Apabila diurai, maka terdapat beberapa kepentingan baik dari DPR, Pemerintah maupun KPK dalam hal ini, mengingat terdapat kondisi tidak seperti biasanya, dimana DPR bersama Pemerintah menginginkan agar RUU KUHAP segera dilakukan pembahasan agar segera di sahkan menjadi Undang-Undang, hal itu dikarenakan selain telah menjadi suatu target dalam program legislasi, serta juga menjadi kebutuhan bersama akan hadirnya suatu Hukum Acara Pidana yang mampu memberikan Kepastian, Keadilan dan Kemanfaatan bagi semua kalangan. Sedangkan KPK dalam hal ini merasa dengan adanya percepatan pembahasan RUU KUHAP serta terdapat point-point Pasal yang mengarah pada suatu kondisi yang berpotensi terhadap pelemahan kewenangan KPK dalam upaya pemberantasan Tindak Pidana Korupsi di Indonesia.
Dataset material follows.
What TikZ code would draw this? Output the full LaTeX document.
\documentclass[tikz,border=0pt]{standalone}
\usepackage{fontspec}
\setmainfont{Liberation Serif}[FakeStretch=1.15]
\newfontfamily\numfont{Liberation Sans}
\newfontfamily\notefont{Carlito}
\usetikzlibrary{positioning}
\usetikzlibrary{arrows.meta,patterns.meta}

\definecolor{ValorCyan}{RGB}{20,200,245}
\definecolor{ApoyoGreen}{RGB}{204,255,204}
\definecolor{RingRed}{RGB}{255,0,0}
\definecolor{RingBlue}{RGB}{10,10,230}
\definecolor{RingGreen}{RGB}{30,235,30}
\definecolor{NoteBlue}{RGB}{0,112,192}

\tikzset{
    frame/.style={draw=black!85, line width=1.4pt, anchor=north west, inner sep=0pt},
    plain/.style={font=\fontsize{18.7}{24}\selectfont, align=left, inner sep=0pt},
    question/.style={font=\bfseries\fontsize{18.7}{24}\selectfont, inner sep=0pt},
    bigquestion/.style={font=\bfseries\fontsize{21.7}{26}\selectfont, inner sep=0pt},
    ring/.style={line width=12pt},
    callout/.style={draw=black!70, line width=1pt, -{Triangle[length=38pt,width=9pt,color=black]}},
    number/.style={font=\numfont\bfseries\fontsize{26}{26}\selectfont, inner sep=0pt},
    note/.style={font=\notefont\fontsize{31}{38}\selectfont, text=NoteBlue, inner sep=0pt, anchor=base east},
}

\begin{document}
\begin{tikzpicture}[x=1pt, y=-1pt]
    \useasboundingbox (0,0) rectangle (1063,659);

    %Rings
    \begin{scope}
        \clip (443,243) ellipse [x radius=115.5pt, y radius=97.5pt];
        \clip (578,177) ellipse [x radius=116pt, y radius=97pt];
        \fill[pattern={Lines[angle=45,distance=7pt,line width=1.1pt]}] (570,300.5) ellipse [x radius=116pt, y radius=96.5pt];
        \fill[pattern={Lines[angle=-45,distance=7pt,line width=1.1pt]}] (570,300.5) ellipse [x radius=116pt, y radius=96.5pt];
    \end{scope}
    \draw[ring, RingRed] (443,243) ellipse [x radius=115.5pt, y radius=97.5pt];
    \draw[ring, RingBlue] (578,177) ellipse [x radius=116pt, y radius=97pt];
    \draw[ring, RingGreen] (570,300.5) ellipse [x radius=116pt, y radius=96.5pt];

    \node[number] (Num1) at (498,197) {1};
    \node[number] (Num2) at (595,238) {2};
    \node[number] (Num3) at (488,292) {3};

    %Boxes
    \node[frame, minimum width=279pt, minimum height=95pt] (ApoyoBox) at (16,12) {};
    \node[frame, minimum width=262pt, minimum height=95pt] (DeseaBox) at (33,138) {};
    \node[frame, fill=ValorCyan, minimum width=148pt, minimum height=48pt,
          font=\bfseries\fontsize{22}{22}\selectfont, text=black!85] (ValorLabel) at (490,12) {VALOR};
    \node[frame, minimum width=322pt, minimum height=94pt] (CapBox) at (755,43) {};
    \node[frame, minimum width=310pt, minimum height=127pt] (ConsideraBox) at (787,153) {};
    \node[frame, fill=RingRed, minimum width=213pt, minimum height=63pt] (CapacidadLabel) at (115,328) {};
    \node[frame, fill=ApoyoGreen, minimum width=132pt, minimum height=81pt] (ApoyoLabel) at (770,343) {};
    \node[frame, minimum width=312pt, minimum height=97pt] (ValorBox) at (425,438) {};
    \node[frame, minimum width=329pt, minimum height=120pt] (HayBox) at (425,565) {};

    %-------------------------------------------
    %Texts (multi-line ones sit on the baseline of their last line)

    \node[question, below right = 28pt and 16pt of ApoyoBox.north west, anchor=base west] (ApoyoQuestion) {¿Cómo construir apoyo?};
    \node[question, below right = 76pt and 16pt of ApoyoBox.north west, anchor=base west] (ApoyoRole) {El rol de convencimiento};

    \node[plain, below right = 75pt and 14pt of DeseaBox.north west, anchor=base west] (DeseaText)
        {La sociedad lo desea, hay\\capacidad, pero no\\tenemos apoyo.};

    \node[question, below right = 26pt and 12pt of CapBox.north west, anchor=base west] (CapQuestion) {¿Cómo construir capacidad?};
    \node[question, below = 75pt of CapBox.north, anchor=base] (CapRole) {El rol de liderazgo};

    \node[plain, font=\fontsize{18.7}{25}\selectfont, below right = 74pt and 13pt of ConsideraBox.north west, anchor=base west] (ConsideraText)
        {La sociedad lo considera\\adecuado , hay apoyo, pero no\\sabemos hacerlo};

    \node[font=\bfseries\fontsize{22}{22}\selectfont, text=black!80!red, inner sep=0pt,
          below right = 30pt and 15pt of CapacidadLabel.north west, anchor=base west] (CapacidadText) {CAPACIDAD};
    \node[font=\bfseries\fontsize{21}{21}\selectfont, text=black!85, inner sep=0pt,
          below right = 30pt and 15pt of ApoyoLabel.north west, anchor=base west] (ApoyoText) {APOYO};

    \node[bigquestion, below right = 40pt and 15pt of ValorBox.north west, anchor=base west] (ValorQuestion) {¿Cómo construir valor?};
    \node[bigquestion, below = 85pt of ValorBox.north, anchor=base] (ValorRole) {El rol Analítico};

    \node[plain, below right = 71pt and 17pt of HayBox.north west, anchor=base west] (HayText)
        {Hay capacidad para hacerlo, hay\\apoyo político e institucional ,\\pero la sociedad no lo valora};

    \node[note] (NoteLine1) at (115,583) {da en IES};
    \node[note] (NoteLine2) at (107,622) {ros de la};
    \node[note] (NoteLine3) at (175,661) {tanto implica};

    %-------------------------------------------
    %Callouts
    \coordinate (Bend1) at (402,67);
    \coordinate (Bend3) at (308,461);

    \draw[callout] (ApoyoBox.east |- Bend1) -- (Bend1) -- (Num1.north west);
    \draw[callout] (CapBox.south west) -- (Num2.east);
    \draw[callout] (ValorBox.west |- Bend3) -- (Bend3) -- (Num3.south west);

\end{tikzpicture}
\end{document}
Untuk itu dapat dikatakan disatu sisi secara sosiologis memang RUU KUHAP sudah seharusnyalah dilakukan pembahasan dan segera disahkan, akan tetapi terdapat beberapa persoalan yang membutuhkan pembahasan secara mendalam berkaitan dengan point-point yang disinyalir akan melemahkan kewenangan KPK dalam menyelenggarakan tugas dan wewenangnya.
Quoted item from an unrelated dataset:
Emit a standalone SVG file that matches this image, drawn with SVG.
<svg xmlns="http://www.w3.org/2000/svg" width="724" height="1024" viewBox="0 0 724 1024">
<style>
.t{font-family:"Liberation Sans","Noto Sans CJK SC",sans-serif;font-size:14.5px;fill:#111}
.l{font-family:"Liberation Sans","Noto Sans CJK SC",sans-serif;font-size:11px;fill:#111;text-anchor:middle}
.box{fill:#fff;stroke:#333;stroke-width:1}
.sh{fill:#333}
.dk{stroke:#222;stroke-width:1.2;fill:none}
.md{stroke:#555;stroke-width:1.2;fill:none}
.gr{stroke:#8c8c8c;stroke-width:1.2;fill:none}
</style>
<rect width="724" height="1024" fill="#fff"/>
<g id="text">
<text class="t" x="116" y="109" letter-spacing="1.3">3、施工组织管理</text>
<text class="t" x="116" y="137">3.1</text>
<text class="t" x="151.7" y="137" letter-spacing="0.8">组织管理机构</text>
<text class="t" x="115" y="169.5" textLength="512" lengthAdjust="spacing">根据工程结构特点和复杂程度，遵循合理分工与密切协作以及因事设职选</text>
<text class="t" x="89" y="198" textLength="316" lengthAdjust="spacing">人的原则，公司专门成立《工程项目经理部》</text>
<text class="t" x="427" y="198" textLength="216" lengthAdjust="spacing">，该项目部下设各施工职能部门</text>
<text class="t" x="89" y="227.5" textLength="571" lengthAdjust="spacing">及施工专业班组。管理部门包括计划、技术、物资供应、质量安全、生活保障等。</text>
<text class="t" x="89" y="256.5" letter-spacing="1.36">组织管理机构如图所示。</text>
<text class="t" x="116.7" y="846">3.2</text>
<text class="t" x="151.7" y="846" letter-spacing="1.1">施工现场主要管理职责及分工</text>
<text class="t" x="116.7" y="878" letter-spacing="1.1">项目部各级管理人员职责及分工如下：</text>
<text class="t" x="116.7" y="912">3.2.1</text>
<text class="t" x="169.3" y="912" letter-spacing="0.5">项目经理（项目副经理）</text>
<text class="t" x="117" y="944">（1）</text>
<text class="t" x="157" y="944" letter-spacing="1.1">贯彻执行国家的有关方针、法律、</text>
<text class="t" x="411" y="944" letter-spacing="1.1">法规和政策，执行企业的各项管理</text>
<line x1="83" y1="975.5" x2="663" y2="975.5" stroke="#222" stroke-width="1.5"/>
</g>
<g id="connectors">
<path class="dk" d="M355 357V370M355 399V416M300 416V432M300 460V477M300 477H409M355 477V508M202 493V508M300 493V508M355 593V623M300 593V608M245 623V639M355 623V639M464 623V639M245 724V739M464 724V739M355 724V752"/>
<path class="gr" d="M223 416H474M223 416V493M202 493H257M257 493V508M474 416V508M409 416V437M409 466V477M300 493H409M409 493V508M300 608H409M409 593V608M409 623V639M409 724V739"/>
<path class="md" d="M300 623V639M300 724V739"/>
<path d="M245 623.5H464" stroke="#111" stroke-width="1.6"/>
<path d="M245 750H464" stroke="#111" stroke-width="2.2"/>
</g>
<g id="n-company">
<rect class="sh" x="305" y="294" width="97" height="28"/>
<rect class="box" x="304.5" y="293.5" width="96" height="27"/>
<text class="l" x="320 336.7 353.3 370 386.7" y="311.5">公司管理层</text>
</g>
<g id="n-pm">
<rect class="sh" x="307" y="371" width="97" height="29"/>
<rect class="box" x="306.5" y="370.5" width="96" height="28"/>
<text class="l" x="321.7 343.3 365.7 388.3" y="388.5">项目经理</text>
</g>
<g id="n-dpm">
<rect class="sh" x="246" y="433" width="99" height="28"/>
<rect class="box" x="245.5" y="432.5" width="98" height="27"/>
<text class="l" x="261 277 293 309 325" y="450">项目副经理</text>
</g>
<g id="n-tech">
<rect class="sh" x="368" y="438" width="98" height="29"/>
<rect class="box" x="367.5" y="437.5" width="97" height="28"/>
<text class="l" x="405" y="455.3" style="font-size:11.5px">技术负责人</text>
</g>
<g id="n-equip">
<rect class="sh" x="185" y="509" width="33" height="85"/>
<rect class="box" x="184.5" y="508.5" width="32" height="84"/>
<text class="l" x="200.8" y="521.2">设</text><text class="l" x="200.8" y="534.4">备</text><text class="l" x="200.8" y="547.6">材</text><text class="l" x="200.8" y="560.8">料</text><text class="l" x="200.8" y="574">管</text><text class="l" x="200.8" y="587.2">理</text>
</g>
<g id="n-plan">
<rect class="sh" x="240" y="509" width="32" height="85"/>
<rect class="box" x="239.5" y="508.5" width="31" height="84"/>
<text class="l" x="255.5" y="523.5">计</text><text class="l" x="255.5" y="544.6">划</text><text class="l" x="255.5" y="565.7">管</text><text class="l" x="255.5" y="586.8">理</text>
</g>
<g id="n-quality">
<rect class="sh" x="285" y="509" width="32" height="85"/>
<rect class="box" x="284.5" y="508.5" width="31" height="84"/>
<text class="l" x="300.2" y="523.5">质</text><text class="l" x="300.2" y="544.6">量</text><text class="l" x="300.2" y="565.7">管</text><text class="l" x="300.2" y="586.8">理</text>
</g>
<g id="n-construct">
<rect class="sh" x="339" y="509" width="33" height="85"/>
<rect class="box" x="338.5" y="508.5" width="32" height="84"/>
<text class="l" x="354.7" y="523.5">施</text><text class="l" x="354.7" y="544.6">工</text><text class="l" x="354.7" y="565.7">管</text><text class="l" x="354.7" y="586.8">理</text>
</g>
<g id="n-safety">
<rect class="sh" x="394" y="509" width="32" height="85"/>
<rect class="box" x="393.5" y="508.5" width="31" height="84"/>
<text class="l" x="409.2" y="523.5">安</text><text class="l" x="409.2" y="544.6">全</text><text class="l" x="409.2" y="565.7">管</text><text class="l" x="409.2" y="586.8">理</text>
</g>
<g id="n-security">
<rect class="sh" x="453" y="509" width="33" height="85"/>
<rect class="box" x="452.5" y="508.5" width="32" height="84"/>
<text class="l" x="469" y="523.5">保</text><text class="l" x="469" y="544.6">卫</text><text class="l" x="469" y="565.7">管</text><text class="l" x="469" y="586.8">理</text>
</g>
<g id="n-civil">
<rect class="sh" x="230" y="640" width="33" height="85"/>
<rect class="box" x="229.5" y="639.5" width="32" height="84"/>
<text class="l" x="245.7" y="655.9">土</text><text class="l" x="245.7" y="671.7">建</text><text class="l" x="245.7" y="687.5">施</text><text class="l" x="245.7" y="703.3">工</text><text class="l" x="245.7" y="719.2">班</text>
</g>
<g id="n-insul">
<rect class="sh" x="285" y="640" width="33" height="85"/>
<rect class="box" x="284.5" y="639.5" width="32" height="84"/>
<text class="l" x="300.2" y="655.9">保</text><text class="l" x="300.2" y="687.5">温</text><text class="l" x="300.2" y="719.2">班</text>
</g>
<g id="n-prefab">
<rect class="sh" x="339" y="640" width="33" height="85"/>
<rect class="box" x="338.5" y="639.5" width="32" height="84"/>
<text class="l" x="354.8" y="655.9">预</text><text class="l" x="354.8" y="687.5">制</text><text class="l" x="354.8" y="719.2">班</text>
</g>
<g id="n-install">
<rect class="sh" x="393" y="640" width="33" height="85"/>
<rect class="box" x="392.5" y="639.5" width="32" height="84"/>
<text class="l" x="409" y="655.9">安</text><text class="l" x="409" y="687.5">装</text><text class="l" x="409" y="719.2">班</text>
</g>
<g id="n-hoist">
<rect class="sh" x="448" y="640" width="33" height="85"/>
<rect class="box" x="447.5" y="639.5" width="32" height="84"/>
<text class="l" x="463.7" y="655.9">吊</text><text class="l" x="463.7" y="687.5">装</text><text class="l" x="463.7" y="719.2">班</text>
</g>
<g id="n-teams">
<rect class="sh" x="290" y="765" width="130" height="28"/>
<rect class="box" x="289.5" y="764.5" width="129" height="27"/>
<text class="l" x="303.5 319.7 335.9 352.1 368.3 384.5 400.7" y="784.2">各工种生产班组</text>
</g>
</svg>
Dengan demikian dibutuhkan kearifan bersama guna mencari solusi terhadap beberapa point yang disinyalir akan melemahkan kewenangan KPK dalam menyelenggarakan tugas dan wewenangnya. Dibutuhkan partisipasi semua kalangan guna mengkaji, menganalisis serta memberi masukan terhadap draf RUU KUHAP demi terciptanya Kitab Undang-Undang Hukum Acara Pidana yang mampu memberikan kepastian Hukum, Keadilan dan Kemanfaatan, serta tidak terdapat suatu lembaga Negara manapun yang merasa dirugikan dengan hadirnya Kitab Undang-Undang Hukum Acara Pidana yang akan disahkan nantinya. Terhadap beberapa usulan draft RUU KUHAP yang berasal dari KPK atau lembaga lainnya juga perlu mendapat respon serta tindak lanjut sebagai bahan masukan untuk proses pembahasan pasal demi pasal dengan tanpa menghentikan proses pembahasan RUU KUHAP yang telah berjalan di DPR. Dengan demikian akan tercapai solusi yang baik antar lembaga Negara, bukan saling klaim yang saling memperkeruh suasana tanpa ada jalan keluar yang baik demi tercapainya tujuan program legislasi serta pemantapan kewenangan KPK dalam menjalankan tugas dan wewenangnya yang sesuai dengan hukum tanpa mengesampingkan Hak Asasi Manusia dalam proses penegakannya.